The recently approved mining investment law will be fully activated by January 2021, said Khalid Al-Mudaifer, vice minister for mining affairs, Ministry of Industry, and Mineral Resources.
The law aims to revolutionize the Kingdom’s mining sector and boost its contribution to the gross domestic product by over $64 billion, reduce imports by $9,8 billion, and create 200,000 direct and indirect jobs by 2030.
It will facilitate the establishment of a mining fund to provide sustainable finance for the sector as well as support geological survey and exploration programs.
Consisting of 63 articles, the law will help optimize mineral resources in the Kingdom, which, according to experts, are valued at $1,33 trillion. To support the mining sector, the Kingdom has also launched a National Geological Database to provide access to 10,000 mining reports and 80 years of national data.
During a recent webinar titled “General geological survey program a founding pillar for the growth of investment in the Saudi mining sector,” Al-Mudaifer described the survey program as instrumental in developing the sector along modern lines to achieve the national strategic goals.

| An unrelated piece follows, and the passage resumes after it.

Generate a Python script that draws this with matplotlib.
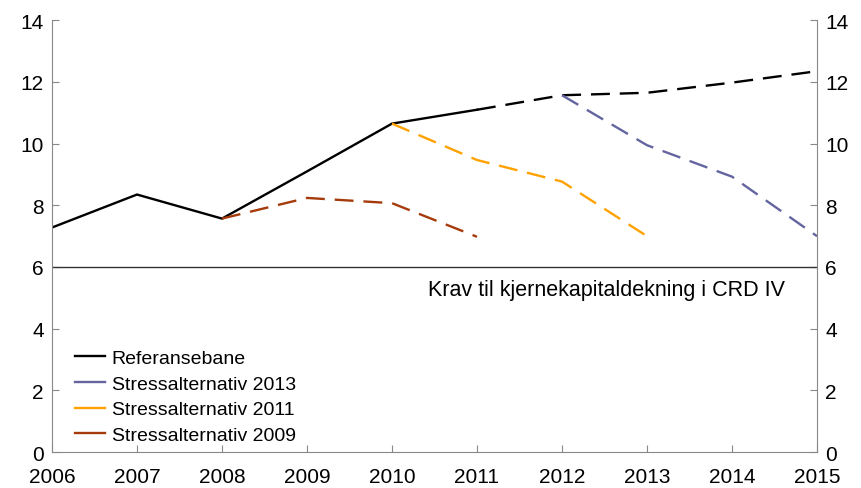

The Saudi Geological Survey (SGS) is one of the largest surveys in the world, with the budget for all its stages amounting to $530 million. It aims to collect and analyze over 110,000 samples of valley sediments and heavy metals in the Arabian Shield over the next six years.
The vice minister said the recently launched mining programs will help improve the mining sector’s governance, increase transparency and streamline business procedures.
He said the geological data collection from the program would help the relevant authorities make informed decisions to boost the mining sector and its contribution to the national economy.
“Everyone can access this data through the web-based Ta’adin platform,” he said. Stephan Sander, co-president at Sander Geophysics Ltd., said his company will carry out an airborne magnetic and radiometric survey in the northeastern part of the Arabian Shield.
He also said the project includes training of SGS employees. The training program will focus on geophysical data acquisition, preliminary and final data processing, quality control, and data interpretation, Sander added.
Dr. Peter K. Zawada, managing director of International Geoscience Services, highlighted the importance of data collection using modern techniques.
Speakers at the webinar also highlighted the importance of the SGS and the geological database and the impact of the new law on the sector.